The Small Business Administration was established as an independent agency of the federal government that aids new business startups and then helps the business grow. Learn about their wide variety of assistance programs!
The Small Business Administration will celebrate its sixtieth anniversary in July. It was established as an independent agency of the federal government to help start new businesses and provide tools to help them grow. It accomplishes its mission through direct action to counsel, aid, assist and protect small business interests. It has formed partnerships with many public and private organizations, and maintains an extensive network of field offices to deliver its services throughout the United States.
The SBA has a wide array of assistance programs that focus on the four primary functions outlined below.

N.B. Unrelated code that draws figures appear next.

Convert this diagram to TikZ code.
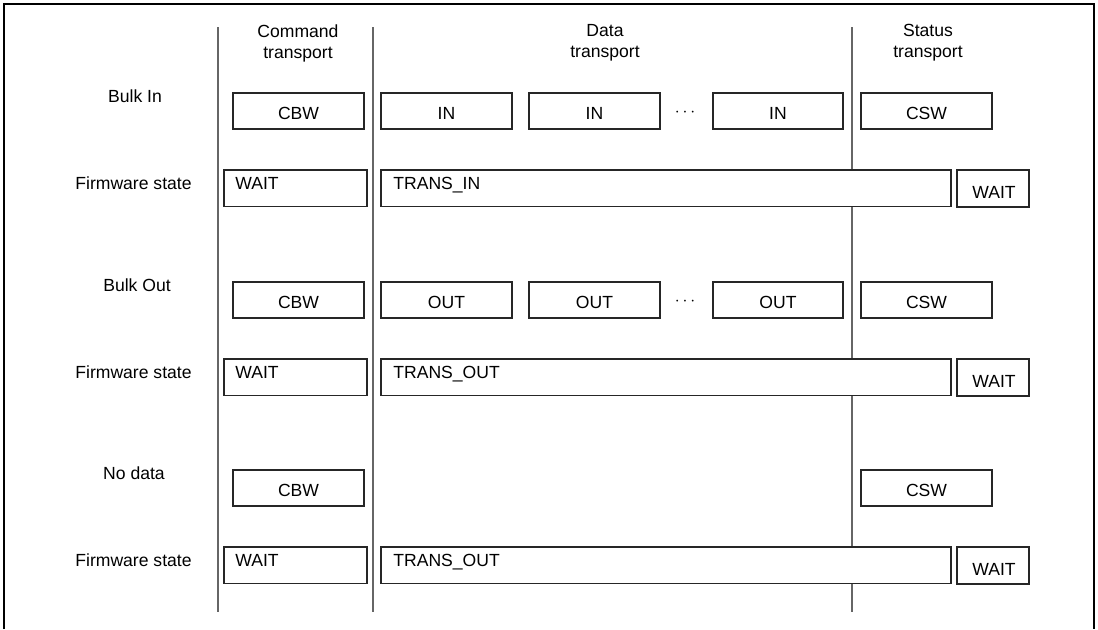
\documentclass[tikz,border=0pt]{standalone}
\usepackage{fontspec}
\setmainfont{Liberation Sans}

\begin{document}
\begin{tikzpicture}[font=\fontsize{10}{12}\selectfont,
  box/.style={draw=black!85,line width=1.1pt,fill=white},
  rule/.style={black!60,line width=0.8pt},
  txt/.style={anchor=base,inner sep=0pt},
  ltxt/.style={anchor=base west,inner sep=0pt}]
\useasboundingbox (0.000,0.000) rectangle (21.960,-12.580);
\draw[black,line width=1.1pt] (0.080,-12.580) -- (0.080,-0.080) -- (21.880,-0.080) -- (21.880,-12.580);
\draw[rule] (4.360,-0.540) -- (4.360,-12.240);
\draw[rule] (7.460,-0.540) -- (7.460,-12.240);
\draw[rule] (17.040,-0.540) -- (17.040,-12.240);
\node[align=center,inner sep=0pt] (hcmd) at (5.960,-0.860) {Command\\transport};
\node[align=center,inner sep=0pt] (hdata) at (12.100,-0.860) {Data\\transport};
\node[align=center,inner sep=0pt] (hstat) at (18.560,-0.860) {Status\\transport};
% bulk in
\node[txt] (lbulkin) at (2.700,-2.050) {Bulk In};
\draw[box] (4.660,-1.860) rectangle (7.280,-2.580);
\node[txt] (cbwa) at (5.970,-2.390) {CBW};
\draw[box] (7.620,-1.860) rectangle (10.240,-2.580);
\node[txt] (ina) at (8.930,-2.390) {IN};
\draw[box] (10.580,-1.860) rectangle (13.200,-2.580);
\node[txt] (inb) at (11.890,-2.390) {IN};
\node[inner sep=0pt] (dotsa) at (13.700,-2.260) {$\cdots$};
\draw[box] (14.260,-1.860) rectangle (16.860,-2.580);
\node[txt] (inc) at (15.560,-2.390) {IN};
\draw[box] (17.220,-1.860) rectangle (19.840,-2.580);
\node[txt] (cswa) at (18.530,-2.390) {CSW};
\node[txt] (lfwa) at (2.670,-3.790) {Firmware state};
\draw[box] (4.480,-3.400) rectangle (7.340,-4.130);
\node[ltxt] (waita) at (4.700,-3.790) {WAIT};
\draw[box] (7.620,-3.400) rectangle (19.020,-4.130);
\node[ltxt] (transa) at (7.860,-3.790) {TRANS\_IN};
\draw[box] (19.140,-3.400) rectangle (20.580,-4.140);
\node[txt] (waitb) at (19.880,-3.970) {WAIT};
% bulk out
\node[txt] (lbulkout) at (2.740,-5.830) {Bulk Out};
\draw[box] (4.660,-5.640) rectangle (7.280,-6.360);
\node[txt] (cbwb) at (5.970,-6.170) {CBW};
\draw[box] (7.620,-5.640) rectangle (10.240,-6.360);
\node[txt] (outa) at (8.930,-6.170) {OUT};
\draw[box] (10.580,-5.640) rectangle (13.200,-6.360);
\node[txt] (outb) at (11.890,-6.170) {OUT};
\node[inner sep=0pt] (dotsb) at (13.700,-6.040) {$\cdots$};
\draw[box] (14.260,-5.640) rectangle (16.860,-6.360);
\node[txt] (outc) at (15.560,-6.170) {OUT};
\draw[box] (17.220,-5.640) rectangle (19.840,-6.360);
\node[txt] (cswb) at (18.530,-6.170) {CSW};
\node[txt] (lfwb) at (2.670,-7.570) {Firmware state};
\draw[box] (4.480,-7.180) rectangle (7.340,-7.910);
\node[ltxt] (waitc) at (4.700,-7.570) {WAIT};
\draw[box] (7.620,-7.180) rectangle (19.020,-7.910);
\node[ltxt] (transb) at (7.860,-7.570) {TRANS\_OUT};
\draw[box] (19.140,-7.180) rectangle (20.580,-7.920);
\node[txt] (waitd) at (19.880,-7.750) {WAIT};
% no data
\node[txt] (lnodata) at (2.680,-9.590) {No data};
\draw[box] (4.660,-9.400) rectangle (7.280,-10.120);
\node[txt] (cbwc) at (5.970,-9.930) {CBW};
\draw[box] (17.220,-9.400) rectangle (19.840,-10.120);
\node[txt] (cswc) at (18.530,-9.930) {CSW};
\node[txt] (lfwc) at (2.670,-11.330) {Firmware state};
\draw[box] (4.480,-10.940) rectangle (7.340,-11.670);
\node[ltxt] (waite) at (4.700,-11.330) {WAIT};
\draw[box] (7.620,-10.940) rectangle (19.020,-11.670);
\node[ltxt] (transc) at (7.860,-11.330) {TRANS\_OUT};
\draw[box] (19.140,-10.940) rectangle (20.580,-11.680);
\node[txt] (waitf) at (19.880,-11.510) {WAIT};
\end{tikzpicture}
\end{document}
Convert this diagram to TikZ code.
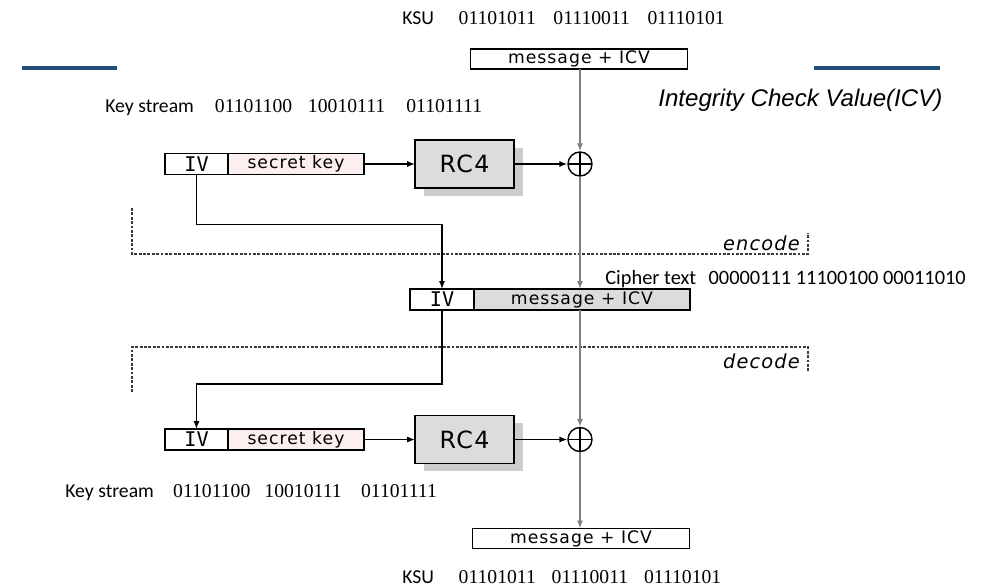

The SBA does not loan money directly, but establishes guidelines for loans with partner institutions that are guaranteed by the federal government. As a general rule, the SBA only backs such loans if a business is unable to obtain other financing on reasonable terms. Applying for an SBA loan is similar to applying for a standard commercial loan except there’s no risk to the lender. Loan requirements may change as federal priorities and fiscal policies are adjusted to deal with current economic conditions.
The SBA has a program to guarantee surety bonds for businesses that can’t get them through normal commercial channels. A surety is someone who assumes responsibility for paying the debt of another. A surety bond is a three-party agreement where the surety assures completion of a project if the contractor is unable to perform successfully. This program guarantees the surety that the SBA will cover a portion of any loss if the contract is breached. This provides an incentive to sureties to provide bonding for contractors, increasing their opportunities to win contracts. The bonds cover bid, performance and payment for contracts up to $5 million. In limited cases, the bonds may cover contracts up to $10 million.
The Small Business Investment Company (SBIC) program engages private investment companies to provide venture capital for small businesses. The SBICs have two sources of capital funding: government-licensed private investors and low-cost debt that’s guaranteed by the federal government. SBICs are limited to investing in promising small businesses that qualify based on their need for equity or debt financing.
The SBA’s government contracting office has a statutory goal of awarding 23% of federal prime contracts to small businesses. This office establishes goals with departments and agencies to achieve the overall objective of maximizing contract awards for these businesses. It also sponsors outreach programs, training, and subcontracting opportunities. The training includes detailed instructions on how to qualify for government contracts.
The SBA is heavily engaged with the Department of Defense and General Services Administration to create set-asides for small businesses in their contracts. In addition, it maintains a national small business database that federal agencies can use to search for companies offering specific products and capabilities. The Central Contractor Registry is a dynamic marketing resource for those seeking qualified small businesses.
There’s also a disadvantaged business development program to help businesses compete with non-disadvantaged small businesses on an equal basis. This program has been expanded to include minority-owned and disabled veteran-owned businesses.
The Office of Advocacy is an independent voice for small businesses, advancing their views and concerns to all branches of the federal government. Its operations are directed by the chief counsel who is appointed by the president. The office reviews proposed Congressional legislation and its regulatory effect on small businesses. It supplements these reviews with comprehensive research on the small business environment, using the results when testifying before federal and state governmental bodies and legislative committees.
Advocacy attorneys seek the input of small business owners and work with federal agencies to determine how to minimize the impact of new laws and regulations. They consider and analyze alternative policies and publish their findings for public comment. They also work with state policymakers to promote regulatory flexibility and cost savings for small businesses. The office publishes a quarterly report with small business performance indicators, small business profiles for all 50 states, and the Small Business Economy report.
Education and Training
The SBA counsels and advises small businesses at no charge through personal meetings and via the internet. It also offers low-cost training programs designed to assist aspiring entrepreneurs and businesses that are already up and running. Its training centers are spread throughout the U.S. in over 1,800 locations. These programs provide financial management and technical assistance that are keys to successfully operating any business.
The SBA also maintains associations with private organizations such as the Service Corps of Retired Executives, now known as SCORE. This nonprofit is dedicated to helping small businesses get started and grow through its mentorship and education programs. Its membership is comprised of 12,000 volunteers who have business experience in 62 industries across the country. Most services are provided free of charge or offered at a nominal cost. These include personal mentoring, confidential counseling, business newsletters and tools, online webinars, and workshops at 348 local chapters.
The scope and breadth of SBA programs far exceed the summary contained in this article. Check sba.gov for the latest information regarding ongoing assistance programs and how you might qualify. The SBA is a valuable resource that should be an early stop for startups and entrepreneurs with ideas for new businesses. Their advice and support can help you get your business off the ground and increase your chances of success.